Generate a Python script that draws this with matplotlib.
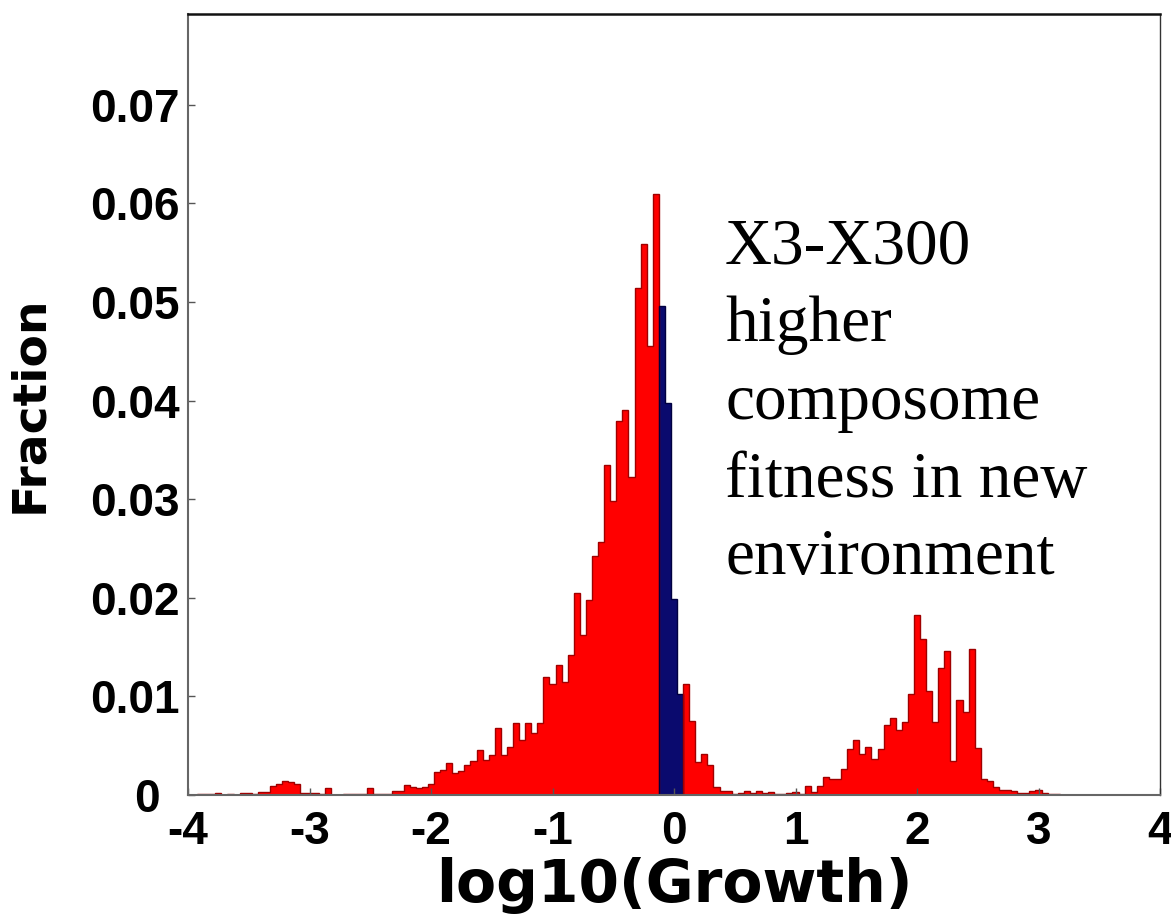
"""Histogram of log10(Growth) with the near-neutral bins shown in blue."""
import matplotlib
matplotlib.use("Agg")
import matplotlib.pyplot as plt
import matplotlib.transforms as mtransforms
import numpy as np

# ── data ─────────────────────────────────────────────────────────────
bin_width = 0.05
bin_centers = np.round(np.arange(-4.0, 4.0 + 1e-9, bin_width), 2)

frac_m4_m3 = [0, 0, 0.0001, 0.0001, 0.0001, 0.0002, 0, 0.0001, 0, 0.0002,
              0.0002, 0.0001, 0.0003, 0.0003, 0.0009, 0.0011, 0.0014, 0.0013, 0.0011, 0.0002]
frac_m3_m2 = [0.0002, 0.0002, 0.0001, 0.0007, 0, 0, 0.0001, 0.0001, 0.0001, 0.0001,
              0.0007, 0.0001, 0.0001, 0.0001, 0.0004, 0.0004, 0.0010, 0.0008, 0.0007, 0.0008]
frac_m2_m1 = [0.0011, 0.0023, 0.0025, 0.0032, 0.0022, 0.0024, 0.0030, 0.0034, 0.0046, 0.0035,
              0.0041, 0.0068, 0.0041, 0.0049, 0.0073, 0.0056, 0.0073, 0.0063, 0.0073, 0.0120]
frac_m1_0 = [0.0113, 0.0132, 0.0115, 0.0142, 0.0205, 0.0162, 0.0198, 0.0242, 0.0257, 0.0335,
             0.0298, 0.0379, 0.0390, 0.0322, 0.0514, 0.0559, 0.0455, 0.0609, 0.0496, 0.0398]
frac_0_1 = [0.0199, 0.0102, 0.0113, 0.0075, 0.0033, 0.0042, 0.0030, 0.0008, 0.0004, 0.0004,
            0.0001, 0.0002, 0.0004, 0.0002, 0.0004, 0.0002, 0.0003, 0.0001, 0.0001, 0.0002]
frac_1_2 = [0.0003, 0.0001, 0.0009, 0.0003, 0.0009, 0.0018, 0.0016, 0.0016, 0.0026, 0.0047,
            0.0056, 0.0042, 0.0049, 0.0037, 0.0047, 0.0071, 0.0078, 0.0066, 0.0074, 0.0102]
frac_2_3 = [0.0183, 0.0158, 0.0105, 0.0074, 0.0129, 0.0146, 0.0034, 0.0096, 0.0084, 0.0148,
            0.0048, 0.0016, 0.0014, 0.0008, 0.0005, 0.0005, 0.0004, 0.0002, 0.0002, 0.0004]
frac_3_4 = [0.0005, 0.0002, 0.0001, 0.0001] + [0] * 17

fraction = np.array(frac_m4_m3 + frac_m3_m2 + frac_m2_m1 + frac_m1_0
                    + frac_0_1 + frac_1_2 + frac_2_3 + frac_3_4)

# bins drawn in blue (roughly neutral growth)
neutral_lo, neutral_hi = -0.1, 0.05

x_ticks = [-4, -3, -2, -1, 0, 1, 2, 3, 4]
y_ticks = [0, 0.01, 0.02, 0.03, 0.04, 0.05, 0.06, 0.07]
y_tick_labels = ["0", "0.01", "0.02", "0.03", "0.04", "0.05", "0.06", "0.07"]

note = "X3-X300\nhigher\ncomposome\nfitness in new\nenvironment"

# ── plot ─────────────────────────────────────────────────────────────
RED, RED_EDGE = "#ff0000", "#a00000"
BLUE, BLUE_EDGE = "#0a0a6e", "#000040"

fig = plt.figure(figsize=(11.71, 9.15), dpi=100)
ax = fig.add_axes([188 / 1171, 1 - 795 / 915, 972 / 1171, 781 / 915])

is_blue = (bin_centers >= neutral_lo - 1e-9) & (bin_centers <= neutral_hi + 1e-9)
edges = np.append(bin_centers - bin_width / 2, bin_centers[-1] + bin_width / 2)

ax.bar(bin_centers[~is_blue], fraction[~is_blue], width=bin_width,
       color=RED, linewidth=0)
ax.bar(bin_centers[is_blue], fraction[is_blue], width=bin_width,
       color=BLUE, linewidth=0)

# dark outline along the bar tops, like the original
first_blue = np.argmax(is_blue)
last_blue = len(is_blue) - np.argmax(is_blue[::-1])
ax.stairs(fraction[:first_blue], edges[:first_blue + 1], color=RED_EDGE, lw=1.0)
ax.stairs(fraction[first_blue:last_blue], edges[first_blue:last_blue + 1],
          color=BLUE_EDGE, lw=1.0)
ax.stairs(fraction[last_blue:], edges[last_blue:], color=RED_EDGE, lw=1.0)

ax.set_xlim(-4, 4)
ax.set_ylim(0, 0.0792)

tick_font = dict(family="Liberation Sans", weight="bold", size=33)
ax.set_xticks(x_ticks)
ax.set_xticklabels([str(t) for t in x_ticks], **tick_font)
ax.set_yticks(y_ticks)
ax.set_yticklabels(y_tick_labels, **tick_font)
ax.tick_params(axis="both", direction="in", length=5, width=1, color="#555555")
ax.tick_params(axis="x", pad=11)
ax.tick_params(axis="y", pad=6)

# the bottom "0" sits a little to the left, clear of the "-4"
zero_label = ax.get_yticklabels()[0]
zero_label.set_transform(zero_label.get_transform()
                         + mtransforms.ScaledTranslation(-0.2, 0, fig.dpi_scale_trans))

label_font = dict(family="DejaVu Sans", weight="bold")
ax.set_xlabel("log10(Growth)", fontsize=42, **label_font)
ax.xaxis.set_label_coords(0.5, -0.08)
ax.set_ylabel("Fraction", fontsize=34, **label_font)
ax.yaxis.set_label_coords(-0.14, 0.5)

for side in ("left", "bottom"):
    ax.spines[side].set_color("#666666")
    ax.spines[side].set_linewidth(1.5)
ax.spines["top"].set_color("#111111")
ax.spines["top"].set_linewidth(1.8)
ax.spines["right"].set_color("#333333")
ax.spines["right"].set_linewidth(1.0)

ax.text(0.42, 0.0585, note, family="Liberation Serif", fontsize=47,
        ha="left", va="top", linespacing=1.4, color="black")

fig.savefig("out.png", dpi=100)
plt.close(fig)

---

#### Aim of the exercise:
Do not copy the pictures, but repeat every line exactly.

#### The solution:
Generate a Python script that draws this with matplotlib.
"""Histogram of log10(Growth) with the near-neutral bins shown in blue."""
import matplotlib
matplotlib.use("Agg")
import matplotlib.pyplot as plt
import matplotlib.transforms as mtransforms
import numpy as np

# ── data ─────────────────────────────────────────────────────────────
bin_width = 0.05
bin_centers = np.round(np.arange(-4.0, 4.0 + 1e-9, bin_width), 2)

frac_m4_m3 = [0, 0, 0.0001, 0.0001, 0.0001, 0.0002, 0, 0.0001, 0, 0.0002,
              0.0002, 0.0001, 0.0003, 0.0003, 0.0009, 0.0011, 0.0014, 0.0013, 0.0011, 0.0002]
frac_m3_m2 = [0.0002, 0.0002, 0.0001, 0.0007, 0, 0, 0.0001, 0.0001, 0.0001, 0.0001,
              0.0007, 0.0001, 0.0001, 0.0001, 0.0004, 0.0004, 0.0010, 0.0008, 0.0007, 0.0008]
frac_m2_m1 = [0.0011, 0.0023, 0.0025, 0.0032, 0.0022, 0.0024, 0.0030, 0.0034, 0.0046, 0.0035,
              0.0041, 0.0068, 0.0041, 0.0049, 0.0073, 0.0056, 0.0073, 0.0063, 0.0073, 0.0120]
frac_m1_0 = [0.0113, 0.0132, 0.0115, 0.0142, 0.0205, 0.0162, 0.0198, 0.0242, 0.0257, 0.0335,
             0.0298, 0.0379, 0.0390, 0.0322, 0.0514, 0.0559, 0.0455, 0.0609, 0.0496, 0.0398]
frac_0_1 = [0.0199, 0.0102, 0.0113, 0.0075, 0.0033, 0.0042, 0.0030, 0.0008, 0.0004, 0.0004,
            0.0001, 0.0002, 0.0004, 0.0002, 0.0004, 0.0002, 0.0003, 0.0001, 0.0001, 0.0002]
frac_1_2 = [0.0003, 0.0001, 0.0009, 0.0003, 0.0009, 0.0018, 0.0016, 0.0016, 0.0026, 0.0047,
            0.0056, 0.0042, 0.0049, 0.0037, 0.0047, 0.0071, 0.0078, 0.0066, 0.0074, 0.0102]
frac_2_3 = [0.0183, 0.0158, 0.0105, 0.0074, 0.0129, 0.0146, 0.0034, 0.0096, 0.0084, 0.0148,
            0.0048, 0.0016, 0.0014, 0.0008, 0.0005, 0.0005, 0.0004, 0.0002, 0.0002, 0.0004]
frac_3_4 = [0.0005, 0.0002, 0.0001, 0.0001] + [0] * 17

fraction = np.array(frac_m4_m3 + frac_m3_m2 + frac_m2_m1 + frac_m1_0
                    + frac_0_1 + frac_1_2 + frac_2_3 + frac_3_4)

# bins drawn in blue (roughly neutral growth)
neutral_lo, neutral_hi = -0.1, 0.05

x_ticks = [-4, -3, -2, -1, 0, 1, 2, 3, 4]
y_ticks = [0, 0.01, 0.02, 0.03, 0.04, 0.05, 0.06, 0.07]
y_tick_labels = ["0", "0.01", "0.02", "0.03", "0.04", "0.05", "0.06", "0.07"]

note = "X3-X300\nhigher\ncomposome\nfitness in new\nenvironment"

# ── plot ─────────────────────────────────────────────────────────────
RED, RED_EDGE = "#ff0000", "#a00000"
BLUE, BLUE_EDGE = "#0a0a6e", "#000040"

fig = plt.figure(figsize=(11.71, 9.15), dpi=100)
ax = fig.add_axes([188 / 1171, 1 - 795 / 915, 972 / 1171, 781 / 915])

is_blue = (bin_centers >= neutral_lo - 1e-9) & (bin_centers <= neutral_hi + 1e-9)
edges = np.append(bin_centers - bin_width / 2, bin_centers[-1] + bin_width / 2)

ax.bar(bin_centers[~is_blue], fraction[~is_blue], width=bin_width,
       color=RED, linewidth=0)
ax.bar(bin_centers[is_blue], fraction[is_blue], width=bin_width,
       color=BLUE, linewidth=0)

# dark outline along the bar tops, like the original
first_blue = np.argmax(is_blue)
last_blue = len(is_blue) - np.argmax(is_blue[::-1])
ax.stairs(fraction[:first_blue], edges[:first_blue + 1], color=RED_EDGE, lw=1.0)
ax.stairs(fraction[first_blue:last_blue], edges[first_blue:last_blue + 1],
          color=BLUE_EDGE, lw=1.0)
ax.stairs(fraction[last_blue:], edges[last_blue:], color=RED_EDGE, lw=1.0)

ax.set_xlim(-4, 4)
ax.set_ylim(0, 0.0792)

tick_font = dict(family="Liberation Sans", weight="bold", size=33)
ax.set_xticks(x_ticks)
ax.set_xticklabels([str(t) for t in x_ticks], **tick_font)
ax.set_yticks(y_ticks)
ax.set_yticklabels(y_tick_labels, **tick_font)
ax.tick_params(axis="both", direction="in", length=5, width=1, color="#555555")
ax.tick_params(axis="x", pad=11)
ax.tick_params(axis="y", pad=6)

# the bottom "0" sits a little to the left, clear of the "-4"
zero_label = ax.get_yticklabels()[0]
zero_label.set_transform(zero_label.get_transform()
                         + mtransforms.ScaledTranslation(-0.2, 0, fig.dpi_scale_trans))

label_font = dict(family="DejaVu Sans", weight="bold")
ax.set_xlabel("log10(Growth)", fontsize=42, **label_font)
ax.xaxis.set_label_coords(0.5, -0.08)
ax.set_ylabel("Fraction", fontsize=34, **label_font)
ax.yaxis.set_label_coords(-0.14, 0.5)

for side in ("left", "bottom"):
    ax.spines[side].set_color("#666666")
    ax.spines[side].set_linewidth(1.5)
ax.spines["top"].set_color("#111111")
ax.spines["top"].set_linewidth(1.8)
ax.spines["right"].set_color("#333333")
ax.spines["right"].set_linewidth(1.0)

ax.text(0.42, 0.0585, note, family="Liberation Serif", fontsize=47,
        ha="left", va="top", linespacing=1.4, color="black")

fig.savefig("out.png", dpi=100)
plt.close(fig)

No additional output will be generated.